# Wind Tower



## JAYJAY (Sep 13, 2008)

Here's some pics of a 135 foot windtower we did for an electric coop this fall.































































More to come, I must have some of them on shop computer.


----------



## NEPS.US (Feb 6, 2008)

Got to love spraying metal in a windy field on a cold fall day. I bet you sprayed 20 gallons and 4 went on the tower.:yes:


----------



## JCM (Jan 6, 2009)

Have you ever considered using an electrostatic?


----------



## JAYJAY (Sep 13, 2008)

Would have been something to consider, but did not have access to one. This ended up being a rush job at last min, on the very last day of the year possible to paint. Wind was not too bad, but it was cold and we were out in the open. We ended up super cataylizing the paint. I'll post the paint we used on monday, it is some bad mamma jamma stuff.

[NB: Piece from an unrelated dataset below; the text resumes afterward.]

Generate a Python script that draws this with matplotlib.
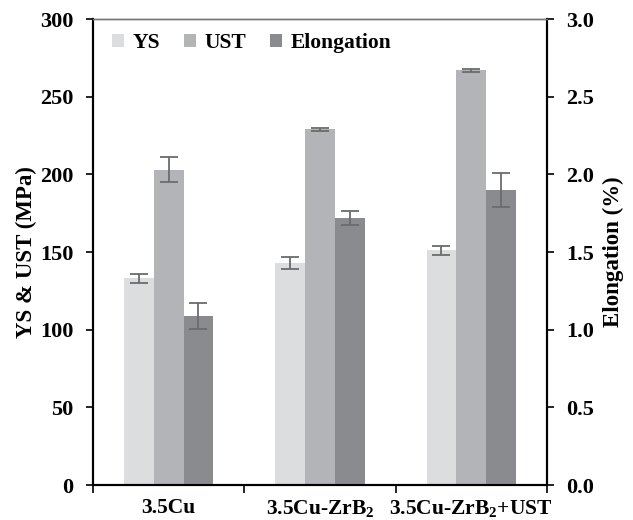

We tried to get them to move project to this spring, but they wanted up for their annual meeting. We did have 2 cars with over spray! Lucky us we also have a body shop!:thumbsup:


----------



## JCM (Jan 6, 2009)

That looked like it sucked. How long into the night before you completed it?


----------



## nEighter (Nov 14, 2008)

who was it for? Small wind group? I have taken a HUGE interest in the green tech.. 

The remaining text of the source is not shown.